In recent years, the AEEGSI has adopted measures aimed at containing operators’ credit risk, which has risen due in particular to the economic crisis.
In 2016, the AEEGSI lent significant impetus to the development and implementation of the Integrated Information System (IIS). This system was established under Law 129/2010 and is designed to manage the flow of information between gas and electricity market operators, based upon a central database of withdrawal points.
With a number of measures, the AEEGSI has governed various services, some of which are already active with others at the implementation stage. For example, the AEEGSI has sought to gradually centralize the management of the commercial processes for contract transfer and switching and of metering data for both sectors (electricity and gas) and, for the electricity sector only, the aggregation of metering at hourly withdrawal points for the purposes of monthly settlement.
Thanks to the development work carried out, the IIS is increasingly operating as a central hub for the exchange of information among all system operators, thereby facilitating the management of certain processes. In view of these characteristics, Ministerial Decree 94 of May 13, 2016 designated the IIS as the mechanism for managing the process of billing TV license fees through electricity bills. To cover the costs of managing this process, AEEGSI Resolution 291/2017/R/eel established the distribution criteria to be used by the Italian Revenue Agency in calculating the lump-sum grant payable to sellers for years 2016 and 2017; it has paid the amount owed for 2016.
The annual competition law (Law 124/2017) was approved on August 4, 2017, providing that the price protection market (electricity and gas) would be eliminated as of July 1, 2019. The AEEGSI was given the task of regulating the safeguard service for customers previously falling under the enhanced-protection category through competitive procedures by geographical area and on conditions that encourage switching to the free market.
The law also provides for the creation within the MED of a list of electricity sellers that are authorized to sell electricity on the retail market having met certain technical, financial and reputational requirements proposed by the AEEGSI.
The AEEGSI, in accordance with the law above, issued Resolution 555/2017/R/com, requiring all sellers to include in their portfolios offers at free market prices with conditions equivalent those of the protected market (PLACET offers), targeted at households and small businesses starting in early 2018. This was done to make it easier for end users to understand and compare offers and participate in the free market.
On May 11, 2017, the Competition Authority, in response to reports by AIGET and Green Network SpA, initiated a proceeding against Enel SpA, Enel Energia SpA and Servizio Elettrico Nazionale SpA for alleged abuse of dominant position on the retail electricity market for residential and non-residential end users connected to the low voltage grid. Analogous proceedings were also begun against other operators. Unless extended, the proceeding is expected to conclude by June 30, 2018.

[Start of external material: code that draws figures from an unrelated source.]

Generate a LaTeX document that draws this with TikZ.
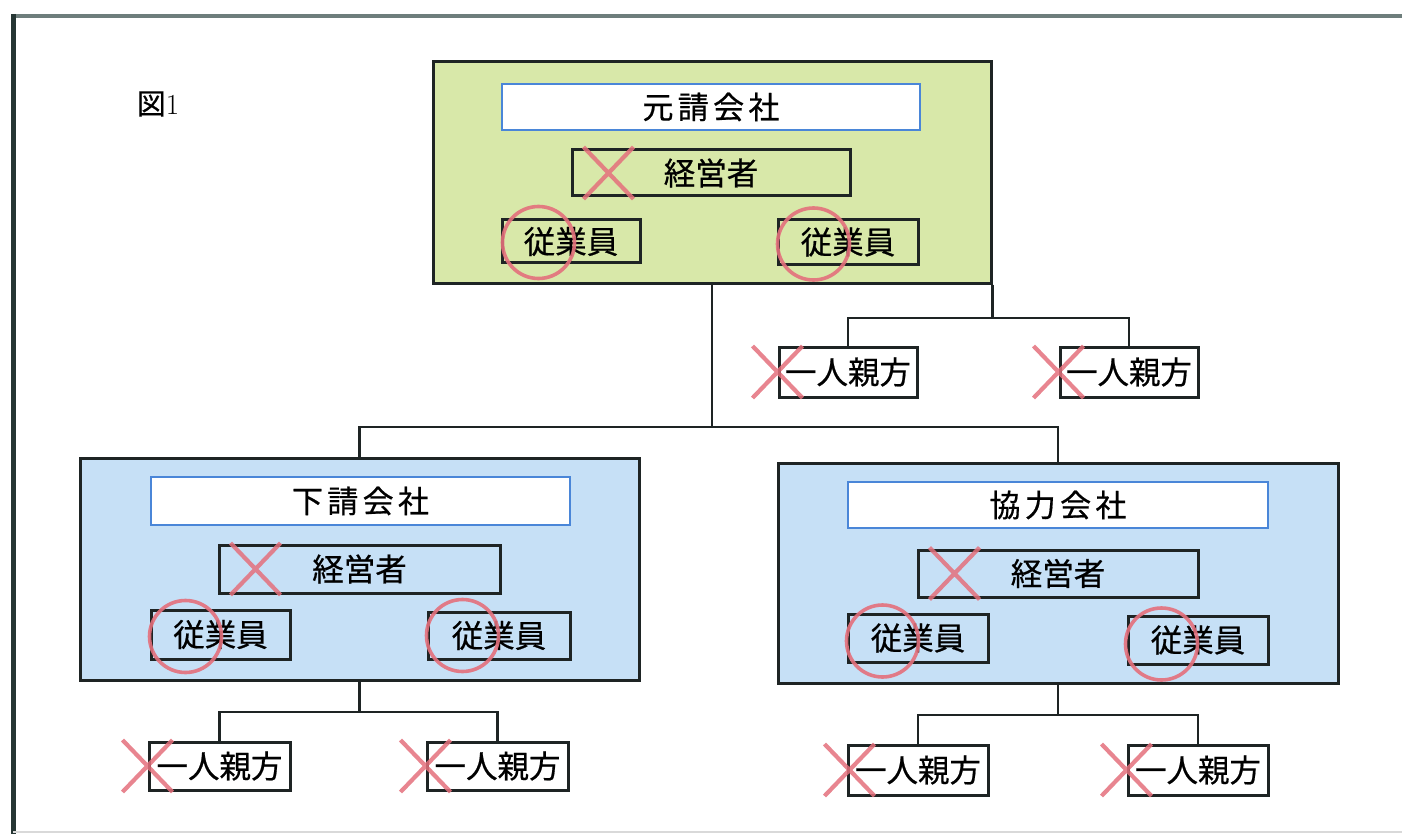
\documentclass[tikz,border=0pt]{standalone}
\usepackage{fontspec}
\newfontfamily\cjk[FakeBold=0.6]{Noto Sans CJK JP}
\newfontfamily\cjkwide[LetterSpace=14,FakeBold=0.6]{Noto Sans CJK JP}
\definecolor{greenfill}{HTML}{D8E8A9}
\definecolor{bluefill}{HTML}{C6E0F6}
\definecolor{titleblue}{HTML}{4A86D8}
\definecolor{markred}{HTML}{E4707C}
\definecolor{framegray}{HTML}{6E7E7C}
\definecolor{framedark}{HTML}{263634}
\definecolor{linedark}{HTML}{1E2424}
\tikzset{
  company/.style={draw=linedark, line width=3pt, inner sep=0pt},
  titlebox/.style={draw=titleblue, line width=2.2pt, fill=white, inner sep=0pt,
    font=\fontsize{31}{35}\cjkwide},
  pbox/.style={draw=linedark, line width=3pt, inner sep=0pt,
    font=\fontsize{31.5}{35}\cjk},
  conn/.style={draw=linedark, line width=2.4pt},
  xm/.style={draw=markred, line width=4.2pt, opacity=0.85},
  okm/.style={draw=markred, line width=3.6pt, opacity=0.9},
  xcross/.pic={\draw[xm] (-25,-26) -- (25,26) (-25,26) -- (25,-26);},
  okcircle/.pic={\draw[okm] (0,0) circle[radius=36pt];}
}
\begin{document}
\begin{tikzpicture}[x=1pt,y=-1pt]
\useasboundingbox (0,0) rectangle (1402,834);
% frame
\draw[framegray, line width=4pt] (11,16) -- (1402,16);
\draw[framedark, line width=5pt] (13,14) -- (13,834);
\draw[black!15, line width=1.5pt] (13,832) -- (1402,832);
\node[font=\fontsize{29}{32}\selectfont, anchor=center] (fig) at (158,104) {{\cjk 図}1};

% top company
\node[company, fill=greenfill, minimum width=558pt, minimum height=221pt] (G) at (712,172.5) {};
\node[titlebox, minimum width=418pt, minimum height=46pt] (GT) at (711,107) {元請会社};
\node[pbox, minimum width=278pt, minimum height=46pt] (GM) at (711,173) {経営者};
\node[pbox, minimum width=138pt, minimum height=43pt] (GE1) at (571,241.5) {従業員};
\node[pbox, minimum width=140pt, minimum height=45pt] (GE2) at (848,242) {従業員};
\node[pbox, fill=white, minimum width=138pt, minimum height=50pt] (GP1) at (848,372) {一人親方};
\node[pbox, fill=white, minimum width=138pt, minimum height=50pt] (GP2) at (1129,372) {一人親方};

% left company
\node[company, fill=bluefill, minimum width=559pt, minimum height=222pt] (L) at (359.5,569) {};
\node[titlebox, minimum width=419pt, minimum height=48pt] (LT) at (360.5,501) {下請会社};
\node[pbox, minimum width=281pt, minimum height=48pt] (LM) at (359.5,569) {経営者};
\node[pbox, minimum width=139pt, minimum height=49pt] (LE1) at (220.5,634.5) {従業員};
\node[pbox, minimum width=142pt, minimum height=47pt] (LE2) at (499,635.5) {従業員};
\node[pbox, fill=white, minimum width=141pt, minimum height=48pt] (LP1) at (219.5,766) {一人親方};
\node[pbox, fill=white, minimum width=141pt, minimum height=48pt] (LP2) at (497.5,766) {一人親方};

% right company
\node[company, fill=bluefill, minimum width=560pt, minimum height=220pt] (R) at (1058,573) {};
\node[titlebox, minimum width=420pt, minimum height=46pt] (RT) at (1058,505) {協力会社};
\node[pbox, minimum width=280pt, minimum height=47pt] (RM) at (1058,573.5) {経営者};
\node[pbox, minimum width=140pt, minimum height=48pt] (RE1) at (918,638) {従業員};
\node[pbox, minimum width=140pt, minimum height=48pt] (RE2) at (1198,640) {従業員};
\node[pbox, fill=white, minimum width=140pt, minimum height=50pt] (RP1) at (918,770) {一人親方};
\node[pbox, fill=white, minimum width=140pt, minimum height=50pt] (RP2) at (1198,770) {一人親方};

% connectors
\draw[conn] (G.south) -- (G.south |- 0,427);
\draw[conn] (L.north) -- (L.north |- 0,427) -- (R.north |- 0,427) -- (R.north);
\draw[conn] (G.south east) -- (G.south east |- 0,318);
\draw[conn] (GP1.north) -- (GP1.north |- 0,318) -- (GP2.north |- 0,318) -- (GP2.north);
\draw[conn] (L.south) -- (L.south |- 0,712);
\draw[conn] (LP1.north) -- (LP1.north |- 0,712) -- (LP2.north |- 0,712) -- (LP2.north);
\draw[conn] (R.south) -- (R.south |- 0,715);
\draw[conn] (RP1.north) -- (RP1.north |- 0,715) -- (RP2.north |- 0,715) -- (RP2.north);

% marks
\pic at ([xshift=38pt]GM.west) {xcross};
\pic at ([xshift=38pt]LM.west) {xcross};
\pic at ([xshift=38pt]RM.west) {xcross};
\pic at (GP1.west) {xcross};
\pic at (GP2.west) {xcross};
\pic at (LP1.west) {xcross};
\pic at (LP2.west) {xcross};
\pic at ([xshift=3pt]RP1.west) {xcross};
\pic at (RP2.west) {xcross};
\pic at ([xshift=38pt,yshift=-1pt]GE1.west) {okcircle};
\pic at ([xshift=37pt,yshift=-2pt]GE2.west) {okcircle};
\pic at ([xshift=36pt,yshift=-2pt]LE1.west) {okcircle};
\pic at ([xshift=36pt]LE2.west) {okcircle};
\pic at ([xshift=36pt,yshift=-3pt]RE1.west) {okcircle};
\pic at ([xshift=35pt,yshift=-4pt]RE2.west) {okcircle};
\end{tikzpicture}
\end{document}
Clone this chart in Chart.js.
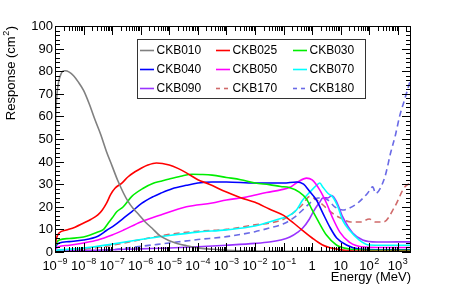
<!DOCTYPE html>
<html>
<head>
<meta charset="utf-8">
<script src="https://cdn.jsdelivr.net/npm/chart.js@4.4.1/dist/chart.umd.min.js"></script>
<style>
  html, body { margin: 0; padding: 0; background: #fff; }
  canvas { display: block; }
</style>
</head>
<body>
<canvas id="resp" width="457" height="287"></canvas>
<script>
// energies are given as log10(E / MeV), responses in cm^2
const ckb010LogE = [-9, -8.97, -8.93, -8.87, -8.8, -8.72, -8.65, -8.5, -8.35, -8.2, -8.0, -7.8, -7.6, -7.4, -7.2, -7.0, -6.8, -6.6, -6.45, -6.25, -6.1, -5.85, -5.6, -5.33, -5.0, -4.73, -4.4, -3.93, -3.5, -3.0, -2.0, -1.0, 0, 3.46];
const ckb010Resp = [45, 62, 70, 75.5, 78.5, 80, 80.2, 79.6, 78, 75.5, 71.5, 65.5, 58.5, 52, 44.5, 38, 31.5, 26, 22.5, 19, 17, 13.4, 10.5, 7.2, 5, 3.8, 2.8, 1.7, 1.2, 0.8, 0.4, 0.3, 0.2, 0.2];

const ckb025LogE = [-9, -8.95, -8.85, -8.6, -8.3, -8.0, -7.75, -7.5, -7.35, -7.2, -7.05, -6.9, -6.67, -6.44, -6.2, -5.97, -5.75, -5.45, -5.0, -4.7, -4.4, -4.0, -3.6, -3.0, -2.5, -2.0, -1.5, -1.0, -0.7, -0.35, 0, 0.35, 0.6, 0.9, 1.2, 1.6, 2.5, 3.46];
const ckb025Resp = [2, 6, 8.5, 9.7, 11, 12.8, 14.4, 16.4, 18.5, 21.5, 25.5, 28.2, 30.4, 33.3, 35.5, 37.2, 38.5, 39.4, 38.5, 37, 35, 32, 30, 26.5, 24, 22, 19, 16.2, 13.3, 9.7, 6.2, 3.2, 2, 1.2, 0.6, 0.4, 0.3, 0.3];

const ckb030LogE = [-9, -8.95, -8.85, -8.5, -8.0, -7.5, -7.3, -7.14, -7.0, -6.84, -6.61, -6.32, -5.91, -5.56, -5.3, -5.0, -4.6, -4.2, -3.9, -3.5, -3.0, -2.5, -2.0, -1.5, -1.1, -0.8, -0.45, -0.2, 0.0, 0.25, 0.5, 0.85, 1.3, 2, 3.46];
const ckb030Resp = [2, 4, 5.3, 6, 6.6, 8.8, 10, 12.7, 15, 17.8, 20, 24.5, 28.2, 30.4, 31.3, 32.3, 33.5, 34.4, 34.3, 34, 33, 32, 30.5, 29.8, 29, 28.5, 26.5, 23.5, 18.6, 12.8, 7.5, 3.1, 1.3, 0.8, 0.8];

const ckb040LogE = [-9, -8.95, -8.85, -8.5, -8.0, -7.5, -7.2, -6.9, -6.61, -6.32, -5.97, -5.56, -5.3, -4.9, -4.4, -4.0, -3.5, -3.0, -2.0, -1.5, -1.0, -0.55, -0.3, -0.1, 0.15, 0.37, 0.62, 0.86, 1.2, 1.65, 2.5, 3.46];
const ckb040Resp = [1.5, 3, 4, 4.6, 5.3, 7, 9.5, 12, 14.9, 17.8, 21.5, 24.5, 26, 28, 29.5, 30.5, 31, 31, 30.5, 30.5, 30.5, 31, 30, 27, 23, 17.3, 11, 6.2, 3.1, 1.3, 1, 1];

const ckb050LogE = [-9, -8.9, -8.5, -8.0, -7.5, -7.0, -6.6, -6.0, -5.3, -4.4, -3.5, -3.0, -2.3, -1.6, -1.1, -0.8, -0.5, -0.2, 0.0, 0.27, 0.5, 0.72, 0.97, 1.3, 1.8, 2.5, 3.46];
const ckb050Resp = [1, 2.2, 3, 4, 5.3, 7.5, 9.7, 13.3, 16.4, 20, 21.7, 23, 24.3, 26.3, 27.5, 28.5, 31, 32.7, 31.9, 27.4, 21.7, 15, 8.8, 4.4, 2.2, 2, 2];

const ckb070LogE = [-9, -8, -7, -6, -5, -4, -3, -2, -1.5, -1.1, -0.85, -0.55, -0.33, -0.08, 0.16, 0.27, 0.37, 0.55, 0.72, 0.9, 1.07, 1.3, 1.65, 2.0, 2.5, 3.46];
const ckb070Resp = [0.8, 1.7, 3.5, 5.5, 7.3, 8.8, 9.8, 11.5, 13.3, 14.8, 15.8, 18.6, 23, 26.5, 29.6, 30.5, 28.8, 26, 24.3, 20, 14, 9.7, 5.3, 3.1, 3, 3];

const ckb090LogE = [-9, -8, -7, -6, -5, -4, -3, -2, -1.5, -1.1, -0.78, -0.5, -0.33, -0.1, 0.02, 0.15, 0.27, 0.37, 0.47, 0.55, 0.69, 0.86, 1.07, 1.42, 1.77, 2.26, 3.0, 3.46];
const ckb090Resp = [0.3, 0.6, 1.0, 1.4, 1.8, 2.3, 3, 3.8, 4.4, 5.3, 6.6, 8.8, 10.6, 14.5, 17.3, 20, 22.1, 23.9, 24.0, 23.9, 25, 22.1, 15.5, 8.4, 5.3, 4.4, 4.5, 4.5];

const ckb170LogE = [-9, -8, -7, -6, -5, -4, -3, -2, -1.5, -1.0, -0.5, -0.3, -0.1, 0.3, 0.65, 1.0, 1.35, 1.7, 2.0, 2.2, 2.5, 2.89, 3.24, 3.46];
const ckb170Resp = [0.5, 1.2, 3, 5.5, 7.8, 9.2, 10, 12, 12.8, 14.5, 19, 21.5, 24.5, 21.7, 17.7, 15, 13.3, 13.3, 14.6, 13.3, 13.3, 20, 28.8, 30.5];

const ckb180LogE = [-9, -8, -7, -6, -5, -4, -3, -2, -1.5, -1.0, -0.6, -0.3, 0.0, 0.2, 0.55, 0.79, 1.07, 1.31, 1.6, 1.94, 2.12, 2.22, 2.54, 2.75, 2.92, 3.06, 3.25, 3.46];
const ckb180Resp = [0.2, 0.4, 1, 2.5, 4, 5.5, 6.8, 9, 10.6, 12.5, 15.5, 19, 22.5, 23.9, 23, 20, 18.6, 19.5, 21.7, 26, 28.8, 26, 33, 44, 52, 60, 68, 77];

const seriesNames = ['CKB010', 'CKB025', 'CKB030', 'CKB040', 'CKB050', 'CKB070', 'CKB090', 'CKB170', 'CKB180'];
const seriesLogE = [ckb010LogE, ckb025LogE, ckb030LogE, ckb040LogE, ckb050LogE, ckb070LogE, ckb090LogE, ckb170LogE, ckb180LogE];
const seriesResp = [ckb010Resp, ckb025Resp, ckb030Resp, ckb040Resp, ckb050Resp, ckb070Resp, ckb090Resp, ckb170Resp, ckb180Resp];

const xDecades = [-9, -8, -7, -6, -5, -4, -3, -2, -1, 0, 1, 2, 3];
const yTicks = [0, 10, 20, 30, 40, 50, 60, 70, 80, 90, 100];

// styles
const colors = ['#808080', '#ff0000', '#00ee00', '#0000ff', '#ff00ff', '#00ffff', '#9933ff', '#d06a6a', '#6a6ae6'];
const dashed = [false, false, false, false, false, false, false, true, true];
const FONT = '"Liberation Sans", Arial, Helvetica, sans-serif';

const datasets = seriesNames.map((name, i) => ({
  label: name,
  data: seriesLogE[i].map((lx, j) => ({ x: Math.pow(10, lx), y: seriesResp[i][j] })),
  borderColor: colors[i],
  backgroundColor: colors[i],
  borderWidth: 1.6,
  borderDash: dashed[i] ? [6, 4] : [],
  pointRadius: 0,
  cubicInterpolationMode: 'monotone',
  fill: false
}));

function supText(ctx, base, exp, x, y, align) {
  ctx.font = '13px ' + FONT;
  const wb = ctx.measureText(base).width;
  ctx.font = '9px ' + FONT;
  const we = exp ? ctx.measureText(exp).width + 0.5 : 0;
  const w = wb + we;
  let x0 = align === 'center' ? x - w / 2 : (align === 'right' ? x - w : x);
  ctx.textAlign = 'left';
  ctx.font = '13px ' + FONT;
  ctx.fillText(base, x0, y);
  if (exp) {
    ctx.font = '9px ' + FONT;
    ctx.fillText(exp, x0 + wb + 0.5, y - 6);
  }
}

const framePlugin = {
  id: 'rootFrame',
  afterDatasetsDraw(chart) {
    const ctx = chart.ctx;
    const a = chart.chartArea;
    const xs = chart.scales.x, ys = chart.scales.y;
    ctx.save();
    ctx.strokeStyle = '#000';
    ctx.fillStyle = '#000';
    ctx.lineWidth = 1;
    ctx.setLineDash([]);
    ctx.strokeRect(a.left + 0.5, a.top + 0.5, a.right - a.left - 1, a.bottom - a.top - 1);

    // y ticks, both sides, pointing inward
    ctx.beginPath();
    for (let v = 0; v <= 100; v += 2) {
      const py = Math.round(ys.getPixelForValue(v)) + 0.5;
      const len = v % 10 === 0 ? 9 : 5;
      ctx.moveTo(a.left, py); ctx.lineTo(a.left + len, py);
      ctx.moveTo(a.right, py); ctx.lineTo(a.right - len, py);
    }
    // x ticks, log, bottom and top
    for (const d of xDecades) {
      for (let m = 1; m <= 9; m++) {
        const val = m * Math.pow(10, d);
        if (val < xs.min || val > xs.max) continue;
        const px = Math.round(xs.getPixelForValue(val)) + 0.5;
        const len = m === 1 ? 9 : 5;
        ctx.moveTo(px, a.bottom); ctx.lineTo(px, a.bottom - len);
        ctx.moveTo(px, a.top); ctx.lineTo(px, a.top + len);
      }
    }
    ctx.stroke();

    // y tick labels
    ctx.textBaseline = 'middle';
    ctx.textAlign = 'right';
    ctx.font = '13px ' + FONT;
    for (const v of yTicks) {
      ctx.fillText(String(v), a.left - 2, ys.getPixelForValue(v) + 0.5);
    }

    // x tick labels
    ctx.textBaseline = 'alphabetic';
    for (const d of xDecades) {
      const px = xs.getPixelForValue(Math.pow(10, d));
      if (d === 0) supText(ctx, '1', '', px, 270, 'center');
      else if (d === 1) supText(ctx, '10', '', px, 270, 'center');
      else supText(ctx, '10', String(d).replace('-', '\u2212'), px, 270, 'center');
    }

    // axis titles
    ctx.font = '13px ' + FONT;
    ctx.textAlign = 'right';
    ctx.fillText('Energy (MeV)', a.right, 281);

    ctx.save();
    ctx.translate(15, a.top);
    ctx.rotate(-Math.PI / 2);
    ctx.font = '13px ' + FONT;
    const t1 = 'Response (cm', t3 = ')';
    const w1 = ctx.measureText(t1).width, w3 = ctx.measureText(t3).width;
    ctx.font = '9px ' + FONT;
    const w2 = ctx.measureText('2').width;
    let x0 = -(w1 + w2 + w3 + 1);
    ctx.textAlign = 'left';
    ctx.font = '13px ' + FONT;
    ctx.fillText(t1, x0, 0);
    ctx.font = '9px ' + FONT;
    ctx.fillText('2', x0 + w1 + 0.5, -6);
    ctx.font = '13px ' + FONT;
    ctx.fillText(t3, x0 + w1 + w2 + 1, 0);
    ctx.restore();

    // legend box
    const lx = 137, ly = 39, lw = 228, lh = 59;
    ctx.fillStyle = '#fff';
    ctx.fillRect(lx, ly, lw, lh);
    ctx.strokeStyle = '#333';
    ctx.strokeRect(lx + 0.5, ly + 0.5, lw, lh);
    const colX = [140, 216, 293];
    const rowY = [50.5, 69.5, 88.5];
    ctx.font = '12px ' + FONT;
    ctx.textBaseline = 'middle';
    ctx.textAlign = 'left';
    chart.data.datasets.forEach((ds, i) => {
      const cx = colX[i % 3], cy = rowY[Math.floor(i / 3)];
      ctx.strokeStyle = ds.borderColor;
      ctx.lineWidth = 1.6;
      ctx.setLineDash(ds.borderDash.length ? [4, 4] : []);
      ctx.beginPath();
      ctx.moveTo(cx, cy); ctx.lineTo(cx + 14, cy);
      ctx.stroke();
      ctx.setLineDash([]);
      ctx.fillStyle = '#000';
      ctx.fillText(ds.label, cx + 16.5, cy + 0.5);
    });
    ctx.restore();
  }
};

new Chart(document.getElementById('resp'), {
  type: 'line',
  data: { datasets },
  options: {
    responsive: false,
    animation: false,
    devicePixelRatio: 1,
    layout: { padding: { left: 55, right: 46, top: 26, bottom: 35 } },
    scales: {
      x: { type: 'logarithmic', min: 1e-9, max: Math.pow(10, 3.46), display: false },
      y: { type: 'linear', min: 0, max: 100, display: false }
    },
    plugins: { legend: { display: false }, tooltip: { enabled: false } }
  },
  plugins: [framePlugin]
});
</script>
</body>
</html>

Legislative Decree 164/2000 established that, as from January 1, 2003, all customers may freely choose their natural gas supplier on the free market.
However, sales companies must also offer a safeguard service to their customers (only for residential customers pursuant to Decree Law 69 of June 21, 2013), together with their own commercial offers, at the regulated prices established by the AEEGSI.
If there is no company supplying this service, the continuity of supply for small customers not in arrears on bill payments (residential and other uses with an annual consumption of less than 50,000 standard cubic meters) and for users involved in providing public services shall be ensured by the supplier of last resort. If the customer is in arrears with bill payments or it is not possible for the supplier of last resort to provide service, supply continuity is ensured by the default distribution supplier selected, like the supplier of last resort, through voluntary tenders for geographically-based contracts.
With Resolution 465/2016/R/gas, the AEEGSI updated the rules governing public tenders for the award of last-resort services for October 1, 2016 - September 30, 2018. Following the auctions held in September 2016, Enel Energia was designated as supplier of last resort for 7 of the 8 areas involved in the auction (Valle d’Aosta, Piedmont and Liguria; Lombardy; Trentino-Alto Adige and Veneto; Tuscany, Umbria and Marche; Abruzzo, Molise, Basilicata and Puglia; Lazio and Campania; Sicily and Calabria) and as default supplier in 3 areas out of 8 (Abruzzo, Molise, Basilicata and Puglia; Lazio and Campania; Sicily and Calabria).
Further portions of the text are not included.